On this point, it would be well for us all to
ponder the words of one most highly honoured amongst us, "There is great
need of this, namely, that we attend first to the nature, and, secondly, to the
measure of our gift. While on this last, that is, the measure of the gift, let
me say that I do not doubt that many a brother's gift would be recognized, if
he did not go beyond his measure in it, 'If he prophesy, let him prophesy
according to the proportion of faith.' All beyond that is flesh, and putting
himself forward, and this is felt, and his whole gift rejected; and this
because he has not known how to confine himself to it; and therefore his flesh
acts, and his speaking is attributed to it — and no wonder. It is also true as
to the nature of a gift; if a man sets himself to teach, instead of confining
himself to exhorting (if he exhorts), he will not, and cannot, edify.

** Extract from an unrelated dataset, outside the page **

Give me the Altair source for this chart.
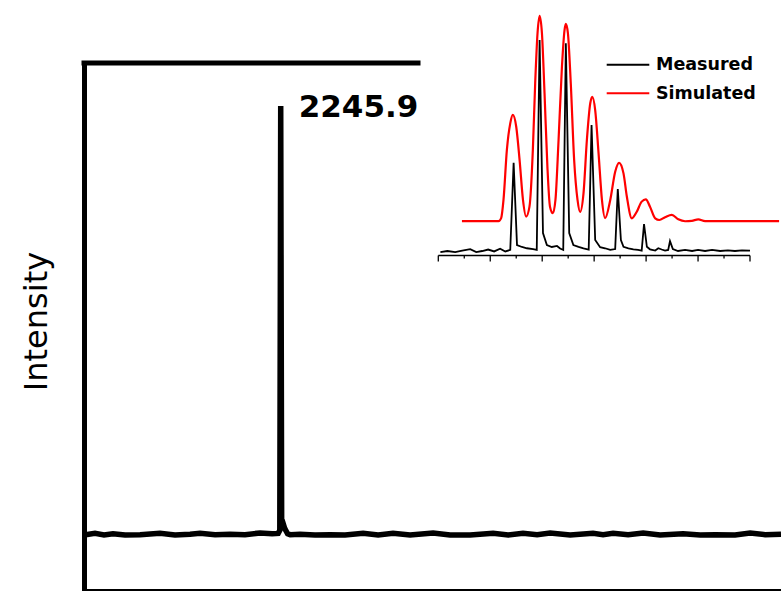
import altair as alt
import pandas as pd

# ---------------- main spectrum ----------------
main_mz = [990, 1060, 1118, 1175, 1252, 1348, 1475, 1571, 1667, 1731, 1827, 1922, 2018, 2114, 2191,
           2230, 2240, 2245.9, 2252, 2262, 2272, 2290, 2306, 2369, 2465, 2561, 2657, 2772, 2868, 2963,
           3072, 3219, 3327, 3455, 3602, 3698, 3793, 3883, 3966, 4094, 4240, 4304, 4368, 4464, 4560,
           4668, 4815, 4924, 5020, 5147, 5243, 5339, 5440]
main_int = [0.1, 0.5, 0.1, 0.4, 0.1, 0.2, 0.5, 0.1, 0.3, 0.5, 0.2, 0.3, 0.2, 0.6, 0.4,
            0.5, 1.2, 101, 2.5, 2.8, 1.6, 0.4, 0.2, 0.3, 0.1, 0.2, 0.1, 0.5, 0.1, 0.5,
            0.1, 0.6, 0.1, 0.1, 0.5, 0.1, 0.5, 0.2, 0.6, 0.1, 0.5, 0.2, 0.5, 0.2, 0.6,
            0.1, 0.4, 0.1, 0.2, 0.1, 0.6, 0.2, 0.3]
peak_label = ["2245.9"]
peak_mz = [2245.9]
peak_int = [101]

# ---------------- inset: isotope pattern ----------------
meas_mz = [2240.08, 2240.35, 2240.65, 2240.92, 2241.23, 2241.46, 2241.69, 2241.92, 2242.15, 2242.38, 2242.58, 2242.77,
           2242.90, 2243.03, 2243.22, 2243.41, 2243.65, 2243.79,
           2243.90, 2244.03, 2244.18, 2244.37, 2244.57, 2244.69, 2244.81,
           2244.91, 2245.04, 2245.20, 2245.40, 2245.59, 2245.79,
           2245.90, 2246.04, 2246.23, 2246.42, 2246.62, 2246.81,
           2246.91, 2247.03, 2247.13, 2247.32, 2247.51, 2247.69, 2247.83,
           2247.92, 2248.03, 2248.15, 2248.35, 2248.47, 2248.60, 2248.73, 2248.85,
           2248.92, 2249.03, 2249.23, 2249.50, 2249.77, 2250.00, 2250.27, 2250.54, 2250.85, 2251.15, 2251.42, 2251.69, 2252.00]
meas_int = [-0.5, 0, -0.5, 0.2, 0.9, -0.5, 0, 0.7, -0.2, 1.1, -0.2, 0.5,
            41.8, 2.8, 1.9, 1.3, 0.9, 0.5,
            100, 8.5, 2.8, 1.9, 2.4, 1.2, 0.5,
            98.4, 8.5, 2.8, 2.0, 1.3, 0.7,
            59.7, 5.2, 1.8, 1.3, 0.5, 0.9,
            29.4, 5.2, 2.0, 1.3, 0.8, 0.5, 0.2,
            12.8, 2.0, 0.8, 0.2, 1.3, 0.7, 0.2, 0.5,
            4.7, 0.9, 0, 0.5, 0, 0.5, 0, 0.5, 0, 0.3, 0, 0.3, 0.2]

sim_mz = [2240.91, 2242.32, 2242.42, 2242.51, 2242.64, 2242.77, 2242.87, 2243.00, 2243.13, 2243.26, 2243.38,
          2243.51, 2243.64, 2243.73, 2243.82, 2243.90, 2243.99, 2244.09, 2244.20, 2244.30, 2244.41,
          2244.51, 2244.63, 2244.76, 2244.86, 2244.91, 2244.99, 2245.10, 2245.23, 2245.36, 2245.46,
          2245.59, 2245.72, 2245.85, 2245.93, 2246.04, 2246.17, 2246.30, 2246.42,
          2246.62, 2246.81, 2246.96, 2247.13, 2247.26, 2247.45,
          2247.64, 2247.83, 2247.99, 2248.15, 2248.35, 2248.51,
          2248.73, 2248.99, 2249.24, 2249.50, 2249.76, 2250.01, 2250.27, 2250.96, 2253.12]
sim_int = [14.2, 14.2, 15.6, 24.2, 47.9, 60.5, 64.5, 58.9, 43.1, 24.2, 16.3,
           21.0, 47.9, 79.5, 103.2, 111.4, 103.2, 74.7, 40.0, 21.0, 17.9,
           24.2, 52.6, 87.3, 104.7, 107.6, 103.2, 79.5, 43.1, 24.2, 18.5,
           27.3, 52.6, 70.0, 73.1, 66.8, 46.3, 24.2, 15.6,
           24.2, 37.6, 41.8, 36.8, 25.7, 15.5,
           18.6, 23.4, 24.5, 21.0, 15.5, 14.7,
           16.0, 17.1, 15.0, 14.1, 14.3, 15.0, 14.2, 14.2, 14.2]

series_names = ["Measured", "Simulated"]
series_colors = ["#000000", "#ff0000"]
inset_major_ticks = [2240, 2242, 2244, 2246, 2248, 2250, 2252]
inset_minor_ticks = [2241, 2243, 2245, 2247, 2249, 2251]

FONT = "DejaVu Sans"

df_main = pd.DataFrame({"mz": main_mz, "intensity": main_int})
df_label = pd.DataFrame({"mz": peak_mz, "intensity": peak_int, "label": peak_label})
df_meas = pd.DataFrame({"imz": meas_mz, "ival": meas_int, "series": series_names[0]})
df_sim = pd.DataFrame({"imz": sim_mz, "ival": sim_int, "series": series_names[1]})
df_major = pd.DataFrame({"tick": inset_major_ticks})
df_minor = pd.DataFrame({"tick": inset_minor_ticks})
df_iaxis = pd.DataFrame({"a": [inset_major_ticks[0]], "b": [inset_major_ticks[-1]]})
df_leg = pd.DataFrame({"series": series_names})

# ---------------- main panel ----------------
xs = alt.Scale(domain=[990, 5440], nice=False, zero=False)
ys = alt.Scale(domain=[-13.05, 111.1], nice=False, zero=False)

x_axis = alt.Axis(domain=True, domainColor="black", domainWidth=5, domainCap="square",
                  ticks=False, labels=False, grid=False, title=None)
y_axis = alt.Axis(domain=True, domainColor="black", domainWidth=5, domainCap="square",
                  ticks=False, labels=False, grid=False, title="Intensity",
                  titleFont=FONT, titleFontSize=32, titleFontWeight="normal", titleColor="black",
                  titleAngle=270, titleX=-38, titleY=258, titleAlign="center",
                  titleBaseline="alphabetic")

main_line = alt.Chart(df_main).mark_line(color="black", strokeWidth=5.5).encode(
    x=alt.X("mz:Q", scale=xs, axis=x_axis),
    y=alt.Y("intensity:Q", scale=ys, axis=y_axis),
)

main_text = alt.Chart(df_label).mark_text(
    align="left", baseline="alphabetic", dx=18, dy=11.3,
    font=FONT, fontSize=31, fontWeight="bold", color="black"
).encode(x=alt.X("mz:Q", scale=xs), y=alt.Y("intensity:Q", scale=ys), text="label:N")

top_border = alt.Chart(df_label).mark_rule(color="black", strokeWidth=5, strokeCap="square").encode(
    x=alt.value(0), x2=alt.value(334), y=alt.value(0)
)

main_group = alt.layer(main_line, main_text, top_border)

# ---------------- inset ----------------
ixs = alt.Scale(domain=[2240, 2252], range=[354.3, 666], nice=False, zero=False)
iys = alt.Scale(domain=[0, 100], range=[188, -23], nice=False, zero=False)
cscale = alt.Scale(domain=series_names, range=series_colors)

meas_line = alt.Chart(df_meas).mark_line(strokeWidth=1.8).encode(
    x=alt.X("imz:Q", scale=ixs, axis=None),
    y=alt.Y("ival:Q", scale=iys, axis=None),
    color=alt.Color("series:N", scale=cscale, legend=None),
)
sim_line = alt.Chart(df_sim).mark_line(strokeWidth=2.2, interpolate="monotone").encode(
    x=alt.X("imz:Q", scale=ixs, axis=None),
    y=alt.Y("ival:Q", scale=iys, axis=None),
    color=alt.Color("series:N", scale=cscale, legend=None),
)
inset_domain = alt.Chart(df_iaxis).mark_rule(color="black", strokeWidth=1.4).encode(
    x=alt.X("a:Q", scale=ixs, axis=None), x2="b:Q", y=alt.value(192.5)
)
inset_major = alt.Chart(df_major).mark_rule(color="black", strokeWidth=1.3).encode(
    x=alt.X("tick:Q", scale=ixs, axis=None), y=alt.value(192.5), y2=alt.value(198.5)
)
inset_minor = alt.Chart(df_minor).mark_rule(color="black", strokeWidth=1.3).encode(
    x=alt.X("tick:Q", scale=ixs, axis=None), y=alt.value(192.5), y2=alt.value(195.5)
)

inset_group = alt.layer(sim_line, meas_line, inset_domain, inset_major, inset_minor)

# ---------------- legend of the inset ----------------
leg_y = alt.Y("series:N", scale=alt.Scale(type="point", domain=series_names, range=[1.7, 30.3], padding=0),
              axis=None)
leg_rule = alt.Chart(df_leg).mark_rule(strokeWidth=2).encode(
    x=alt.value(522.7), x2=alt.value(565.3), y=leg_y,
    color=alt.Color("series:N", scale=cscale, legend=None),
)
leg_text = alt.Chart(df_leg).mark_text(
    align="left", baseline="alphabetic", dy=5.6,
    font=FONT, fontSize=17.5, fontWeight="bold", color="black"
).encode(x=alt.value(572), y=leg_y, text="series:N")

legend_group = alt.layer(leg_rule, leg_text)

chart = alt.layer(main_group, inset_group, legend_group).resolve_scale(
    x="independent", y="independent"
).properties(
    width=697, height=528,
    padding={"left": 84, "top": 63, "right": 0, "bottom": 0},
    autosize=alt.AutoSizeParams(type="none"),
    background="white",
).configure_view(stroke=None)

chart.save("out.html", embed_options={"renderer": "svg", "actions": False})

I would
especially desire the attention of every brother who ministers in the word to
this remark, which, from lack of faithfulness in his hearers, may never reach
him in any other way."


It is to brethren who minister that these words are
addressed, but I quote them to you, beloved brethren, that we may learn not to
condemn everything that any one says or does, because something of the flesh is
discernible in it. Let us thankfully own what is of the Spirit, distinguishing
it from all else even in the ministry or actings of the same individual.


There are still two or three points of minuter
detail on which, in the confidence of brotherly love, I would add a word or
two. As to the distribution of the bread and wine at the Lord's table. It is,
on the one hand, most desirable that this should not be uniformly and
exclusively by one or two individuals, as though it were some clerical
distinction; while, on the other hand, I can see no warrant in scripture for
any one breaking the bread, or giving the cup, without giving thanks. In
Matthew 24: 26, 27; Mark 14: 22, 23; Luke 22: 19; and 1 Corinthians 11: 24, we
are told that the Lord Jesus gave thanks when He broke the bread and took the
cup; while in 1 Corinthians 10: 16, the cup is termed the cup of blessing or of
thanksgiving. If, then, scripture is to be our guide, how plain that any one
who breaks the bread or takes the cup should at the same time give thanks; and
if any of us do not feel power to do this, may we not rightly question whether
we are called to distribute the bread and the wine?


Then as to rule or oversight in the church, and
indeed as to the qualifications to be looked for in any who act in ostensible
service amongst saints, 1 Timothy 3 and Titus 1 ought to be prayerfully studied
by all of us. There is one particular in 1 Timothy 3: 6, which it may be well
to be reminded of. "Not a novice, lest being lifted up with pride he fall
into the condemnation of the devil." It is possible for the call of God
and the gift of Christ to be found with a young man like Timothy (or if we go
back to the Old Testament, with a Jeremiah); and "let no man despise thy
youth" would apply to any such in the present day, even as to Timothy of
old. But it is to Timothy the words quoted "not a novice," etc., were
addressed. His youthfulness was to be no encouragement to those to act who had
neither the gift nor the grace which had been bestowed on him. And there is
even a natural fitness and beauty in the young taking the place of subjection
instead of rule, which seems to me to be sadly overlooked sometimes.
"Likewise, ye younger, submit yourselves unto the elder. Yea, all of you
be subject one to another, and be clothed with humility: for God resisteth the
proud, and giveth grace to the humble." (1 Peter 5: 5.)


The Lord in His mercy, beloved brethren, grant us
to walk humbly with Himself, and thus may no hindrance be presented to the
working of His blessed Spirit amongst us.